* **STATED GOAL**
Copy exactly, please, the lines of the data from its start through the line containing "plt.rcParams['font.family'] = ['Open".

* **AVAILABLE DATA**
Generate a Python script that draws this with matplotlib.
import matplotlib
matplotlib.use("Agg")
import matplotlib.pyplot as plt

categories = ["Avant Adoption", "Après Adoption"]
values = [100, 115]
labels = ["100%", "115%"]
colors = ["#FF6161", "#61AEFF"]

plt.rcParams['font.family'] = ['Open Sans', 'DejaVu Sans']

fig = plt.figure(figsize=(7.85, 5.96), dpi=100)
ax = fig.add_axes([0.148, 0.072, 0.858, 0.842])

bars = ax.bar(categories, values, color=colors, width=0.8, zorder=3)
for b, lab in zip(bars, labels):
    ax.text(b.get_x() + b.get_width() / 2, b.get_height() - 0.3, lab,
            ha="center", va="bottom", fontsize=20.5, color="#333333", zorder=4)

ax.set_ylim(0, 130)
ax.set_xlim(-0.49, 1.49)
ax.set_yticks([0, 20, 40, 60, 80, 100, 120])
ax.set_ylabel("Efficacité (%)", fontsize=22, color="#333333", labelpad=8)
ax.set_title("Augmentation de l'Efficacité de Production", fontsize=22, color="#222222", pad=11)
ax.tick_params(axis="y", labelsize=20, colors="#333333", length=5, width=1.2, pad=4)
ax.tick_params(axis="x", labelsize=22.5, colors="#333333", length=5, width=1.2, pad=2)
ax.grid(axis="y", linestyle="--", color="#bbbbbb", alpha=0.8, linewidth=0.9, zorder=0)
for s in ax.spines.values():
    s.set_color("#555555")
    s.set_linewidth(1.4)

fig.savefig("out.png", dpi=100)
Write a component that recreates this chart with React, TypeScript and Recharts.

* **EXERCISE OUTPUT**
Generate a Python script that draws this with matplotlib.
import matplotlib
matplotlib.use("Agg")
import matplotlib.pyplot as plt

categories = ["Avant Adoption", "Après Adoption"]
values = [100, 115]
labels = ["100%", "115%"]
colors = ["#FF6161", "#61AEFF"]

plt.rcParams['font.family'] = ['Open Sans', 'DejaVu Sans']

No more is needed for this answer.